Fisherman’s Cottage & Kingsley Museum

Fishermans’s Cottage is found walking along the path by the side of the cottage containing the Kingsley Museum. It is just a few yards down from the New Inn where you’ll come to the pretty little Fisherman’s Cottage, a very special North Devon attraction.

Clovelly’s fishing heritage

By 1840 Clovelly was classed as an important North Devon fishing port with 60 to 70 boats working in the herring fishery. A Devon guidebook of 1859 stated that in favourable weather ‘a Clovelly boat has captured 9,000 herrings in one haul’. Today, fishing continues, but on a limited, sustainable basis. The famous Clovelly crabs and lobsters remain a prize catch and the herring still visit in autumn. Both can be tried at the annual festivals.

How fishermen’s families lived

Inside the cottage you can see how a Clovelly fisherman and his family lived in the 1930s. The parlour is decorated with domestic treasures of the period, including simple cottage furniture, colourful pictures and religious engravings. The tiny kitchen is plain but full of period charm. Upstairs there are two small bedrooms, a sail loft, and an attic complete with straw mattresses.

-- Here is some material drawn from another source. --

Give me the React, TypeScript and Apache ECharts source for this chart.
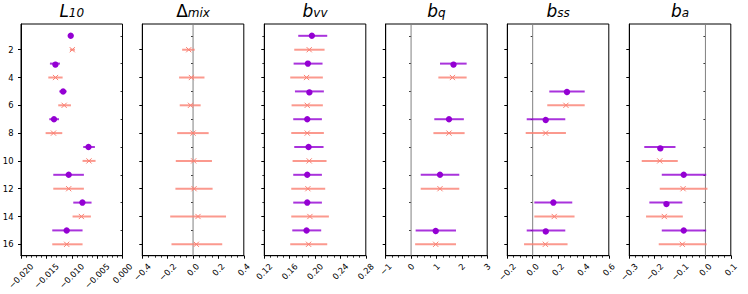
import React, { useEffect, useRef } from 'react';
import * as echarts from 'echarts';

const PURPLE = '#9400D3';
const SALMON = '#FA8072';

const ODD_ROWS = [1, 3, 5, 7, 9, 11, 13, 15];
const EVEN_ROWS = [2, 4, 6, 8, 10, 12, 14, 16];

// L10
const L10_P_VAL = [-0.0102, -0.01325, -0.0117, -0.0135, -0.0067, -0.0106, -0.0079, -0.011];
const L10_P_LO = [-0.0105, -0.0143, -0.01246, -0.01443, -0.00774, -0.01364, -0.0097, -0.01384];
const L10_P_HI = [-0.0099, -0.01233, -0.01102, -0.01252, -0.00544, -0.00761, -0.0061, -0.00787];
const L10_S_VAL = [-0.0099, -0.0132, -0.0115, -0.0136, -0.0066, -0.0106, -0.0081, -0.011];
const L10_S_LO = [-0.01036, -0.01462, -0.01266, -0.01515, -0.00787, -0.01364, -0.00984, -0.01384];
const L10_S_HI = [-0.00938, -0.0118, -0.01016, -0.01187, -0.00531, -0.00761, -0.00623, -0.00787];

// Delta_mix
const DMIX_S_VAL = [-0.034, -0.013, -0.02, 0.0, 0.005, 0.008, 0.039, 0.026];
const DMIX_S_LO = [-0.086, -0.11, -0.105, -0.125, -0.136, -0.139, -0.18, -0.17];
const DMIX_S_HI = [0.013, 0.09, 0.06, 0.123, 0.149, 0.154, 0.26, 0.23];

// b_vv
const BVV_P_VAL = [0.195, 0.1887, 0.1908, 0.1877, 0.1898, 0.1877, 0.1877, 0.1866];
const BVV_P_LO = [0.1735, 0.1662, 0.1683, 0.1656, 0.1672, 0.1656, 0.1656, 0.1641];
const BVV_P_HI = [0.2192, 0.2118, 0.2139, 0.2108, 0.2134, 0.2108, 0.2108, 0.2097];
const BVV_S_VAL = [0.1908, 0.1866, 0.1877, 0.1877, 0.1908, 0.1887, 0.1919, 0.1898];
const BVV_S_LO = [0.1672, 0.1609, 0.163, 0.1625, 0.1646, 0.1625, 0.1625, 0.1609];
const BVV_S_HI = [0.215, 0.2123, 0.2123, 0.2139, 0.2181, 0.216, 0.2218, 0.2192];

// b_q
const BQ_P_ROWS = [3, 7, 11, 15];
const BQ_P_VAL = [1.666, 1.495, 1.14, 0.97];
const BQ_P_LO = [1.14, 0.915, 0.38, 0.18];
const BQ_P_HI = [2.19, 2.08, 1.9, 1.77];
const BQ_S_ROWS = [4, 8, 12, 16];
const BQ_S_VAL = [1.63, 1.495, 1.14, 0.97];
const BQ_S_LO = [1.075, 0.88, 0.38, 0.16];
const BQ_S_HI = [2.19, 2.11, 1.9, 1.77];

// b_ss
const BSS_P_ROWS = [5, 7, 13, 15];
const BSS_P_VAL = [0.27, 0.102, 0.163, 0.102];
const BSS_P_LO = [0.131, -0.047, 0.013, -0.047];
const BSS_P_HI = [0.41, 0.257, 0.312, 0.257];
const BSS_S_ROWS = [6, 8, 14, 16];
const BSS_S_VAL = [0.262, 0.102, 0.17, 0.1];
const BSS_S_LO = [0.115, -0.055, 0.013, -0.068];
const BSS_S_HI = [0.41, 0.262, 0.33, 0.275];

// b_a
const BA_P_ROWS = [9, 11, 13, 15];
const BA_P_VAL = [-0.179, -0.0855, -0.155, -0.0855];
const BA_P_LO = [-0.241, -0.172, -0.221, -0.172];
const BA_P_HI = [-0.118, 0.003, -0.091, 0.003];
const BA_S_ROWS = [10, 12, 14, 16];
const BA_S_VAL = [-0.18, -0.088, -0.162, -0.091];
const BA_S_LO = [-0.251, -0.18, -0.234, -0.184];
const BA_S_HI = [-0.109, 0.008, -0.089, 0.005];

// tick labels
const Y_TICKS = [2, 4, 6, 8, 10, 12, 14, 16];
const Y_MINOR = [1, 3, 5, 7, 9, 11, 13, 15];
const L10_X_TICKS = [-0.02, -0.015, -0.01, -0.005, 0];
const DMIX_X_TICKS = [-0.4, -0.2, 0, 0.2, 0.4];
const BVV_X_TICKS = [0.12, 0.16, 0.2, 0.24, 0.28];
const BQ_X_TICKS = [-1, 0, 1, 2, 3];
const BSS_X_TICKS = [-0.2, 0, 0.2, 0.4, 0.6];
const BA_X_TICKS = [-0.3, -0.2, -0.1, 0, 0.1];

type Pts = { rows: number[]; val: number[]; lo: number[]; hi: number[] } | null;

const pts = (rows: number[], val: number[], lo: number[], hi: number[]) => ({ rows, val, lo, hi });

const PANELS = [
  { main: 'L', mainItalic: true, sub: '10', ticks: L10_X_TICKS, minorSplit: 5, dec: 3, zero: false,
    p: pts(ODD_ROWS, L10_P_VAL, L10_P_LO, L10_P_HI), s: pts(EVEN_ROWS, L10_S_VAL, L10_S_LO, L10_S_HI) },
  { main: 'Δ', mainItalic: false, sub: 'mix', ticks: DMIX_X_TICKS, minorSplit: 4, dec: 1, zero: true,
    p: null, s: pts(EVEN_ROWS, DMIX_S_VAL, DMIX_S_LO, DMIX_S_HI) },
  { main: 'b', mainItalic: true, sub: 'vv', ticks: BVV_X_TICKS, minorSplit: 4, dec: 2, zero: false,
    p: pts(ODD_ROWS, BVV_P_VAL, BVV_P_LO, BVV_P_HI), s: pts(EVEN_ROWS, BVV_S_VAL, BVV_S_LO, BVV_S_HI) },
  { main: 'b', mainItalic: true, sub: 'q', ticks: BQ_X_TICKS, minorSplit: 4, dec: 0, zero: true,
    p: pts(BQ_P_ROWS, BQ_P_VAL, BQ_P_LO, BQ_P_HI), s: pts(BQ_S_ROWS, BQ_S_VAL, BQ_S_LO, BQ_S_HI) },
  { main: 'b', mainItalic: true, sub: 'ss', ticks: BSS_X_TICKS, minorSplit: 4, dec: 1, zero: true,
    p: pts(BSS_P_ROWS, BSS_P_VAL, BSS_P_LO, BSS_P_HI), s: pts(BSS_S_ROWS, BSS_S_VAL, BSS_S_LO, BSS_S_HI) },
  { main: 'b', mainItalic: true, sub: 'a', ticks: BA_X_TICKS, minorSplit: 4, dec: 1, zero: true,
    p: pts(BA_P_ROWS, BA_P_VAL, BA_P_LO, BA_P_HI), s: pts(BA_S_ROWS, BA_S_VAL, BA_S_LO, BA_S_HI) },
];

const LEFTS = [21, 142.3, 264.3, 385.7, 507.3, 629.3];
const GRID_W = 101.5;
const GRID_TOP = 24;
const GRID_H = 231.7;
const Y_MIN = 0.15;
const Y_MAX = 16.82;
const FONT = 'DejaVu Sans';
const TICK_FS = 8.4;

const fmt = (v: number, dec: number) => v.toFixed(dec).replace('-', '\u2212');

const makeRender = (color: string, kind: 'dot' | 'x') => (params: any, api: any) => {
  const y = api.value(0);
  const v = api.value(1);
  const a = api.coord([api.value(2), y]);
  const b = api.coord([api.value(3), y]);
  const p = api.coord([v, y]);
  const children: any[] = [
    { type: 'line', shape: { x1: a[0], y1: a[1], x2: b[0], y2: b[1] }, style: { stroke: color, lineWidth: 2, opacity: 0.8 } },
  ];
  if (kind === 'dot') {
    children.push({ type: 'circle', shape: { cx: p[0], cy: p[1], r: 3.2 }, style: { fill: color } });
  } else {
    const s = 2.6;
    children.push({ type: 'line', shape: { x1: p[0] - s, y1: p[1] - s, x2: p[0] + s, y2: p[1] + s }, style: { stroke: color, lineWidth: 1 } });
    children.push({ type: 'line', shape: { x1: p[0] - s, y1: p[1] + s, x2: p[0] + s, y2: p[1] - s }, style: { stroke: color, lineWidth: 1 } });
  }
  return { type: 'group', children };
};

export default function App() {
  const ref = useRef<HTMLDivElement>(null);
  useEffect(() => {
    const chart = echarts.init(ref.current!, null, { renderer: 'svg' });
    const grid: any[] = [];
    const xAxis: any[] = [];
    const yAxis: any[] = [];
    const series: any[] = [];
    PANELS.forEach((pn, i) => {
      const t = pn.ticks;
      grid.push({
        left: LEFTS[i], top: GRID_TOP, width: GRID_W, height: GRID_H, show: true, borderColor: '#000', borderWidth: 1,
        backgroundColor: 'transparent', containLabel: false, outerBoundsMode: 'none',
      });
      xAxis.push({
        type: 'value', gridIndex: i, min: t[0], max: t[t.length - 1], interval: t[1] - t[0],
        axisLine: { show: true, onZero: false, lineStyle: { color: '#000', width: 1 } },
        axisTick: { show: true, length: 3, lineStyle: { color: '#000', width: 1 } },
        minorTick: { show: true, splitNumber: pn.minorSplit, length: 2, lineStyle: { color: '#000', width: 0.8 } },
        splitLine: { show: false },
        axisLabel: { show: false },
      });
      yAxis.push({
        type: 'value', gridIndex: i, inverse: true, min: Y_MIN, max: Y_MAX, position: 'left',
        axisLine: { show: true, onZero: false, lineStyle: { color: '#000', width: 1 } },
        axisTick: { show: true, length: 3, customValues: Y_TICKS, lineStyle: { color: '#000', width: 1 } },
        axisLabel: { show: i === 0, customValues: Y_TICKS, fontSize: TICK_FS, color: '#000', fontFamily: FONT, margin: 7.5 },
        splitLine: { show: false },
      });
      yAxis.push({
        type: 'value', gridIndex: i, inverse: true, min: Y_MIN, max: Y_MAX, position: 'left', offset: 0,
        axisLine: { show: false },
        axisTick: { show: true, length: 2, customValues: Y_MINOR, lineStyle: { color: '#000', width: 0.8 } },
        axisLabel: { show: false },
        splitLine: { show: false },
      });
      if (pn.zero) {
        series.push({
          type: 'line', xAxisIndex: i, yAxisIndex: 2 * i, data: [[0, Y_MIN], [0, Y_MAX]], symbol: 'none', silent: true,
          lineStyle: { color: '#808080', width: 1 }, z: 1,
        });
      }
      const addPts = (d: Pts, color: string, kind: 'dot' | 'x') => {
        if (!d) return;
        series.push({
          type: 'custom', xAxisIndex: i, yAxisIndex: 2 * i, renderItem: makeRender(color, kind),
          encode: { x: [1, 2, 3], y: 0 }, z: 3, silent: true,
          data: d.rows.map((r, k) => [r, d.val[k], d.lo[k], d.hi[k]]),
        });
      };
      addPts(pn.s, SALMON, 'x');
      addPts(pn.p, PURPLE, 'dot');
    });
    chart.setOption({ animation: false, grid, xAxis, yAxis, series });

    // titles and rotated x tick labels (centred under their ticks, like matplotlib)
    const canvas = document.createElement('canvas');
    const ctx = canvas.getContext('2d')!;
    ctx.font = `${TICK_FS}px "${FONT}"`;
    const graphic: any[] = [];
    const h = 1.13 * TICK_FS;
    PANELS.forEach((pn, i) => {
      graphic.push({
        type: 'text', x: LEFTS[i] + GRID_W / 2, y: 19, silent: true,
        style: {
          text: `{m|${pn.main}}{s|${pn.sub}}`, align: 'center', verticalAlign: 'bottom',
          rich: {
            m: { fontSize: 17, fontFamily: FONT, fontStyle: pn.mainItalic ? 'italic' : 'normal', fill: '#000', lineHeight: 20, verticalAlign: 'bottom' },
            s: { fontSize: 12, fontFamily: FONT, fontStyle: 'italic', fill: '#000', lineHeight: 9, verticalAlign: 'bottom' },
          },
        },
      });
      const axisY = chart.convertToPixel({ yAxisIndex: 2 * i }, Y_MAX) as number;
      pn.ticks.forEach((v) => {
        const label = fmt(v, pn.dec);
        const x = chart.convertToPixel({ xAxisIndex: i }, v) as number;
        const L = ctx.measureText(label).width;
        const W = (L + h) / Math.SQRT2;
        graphic.push({
          type: 'text', x, y: axisY + 5.8 + W / 2, rotation: Math.PI / 4, silent: true,
          style: { text: label, fontSize: TICK_FS, fontFamily: FONT, fill: '#000', align: 'center', verticalAlign: 'middle' },
        });
      });
    });
    chart.setOption({ graphic });
    return () => chart.dispose();
  }, []);
  return <div ref={ref} style={{ position: 'absolute', left: 0, top: 0, width: 748, height: 294 }} />;
}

The cottage is packed with fascinating information and old photographs that give a vivid picture of Clovelly’s fishing heritage. Like all the early cottages in the village, it is built in cob and stone. A wall in the downstairs room has been left un-plastered to show how it was made – with a bottom layer of stones from the beach, and then a layer of cob (earth mixed with a little straw).

Wells once supplied Clovelly’s water, and older residents still remember how pure it was. In the front room of the cottage there is a typical village well. Residents would watch the level carefully, as sometimes, in heavy rain, it could overflow and cause a flood.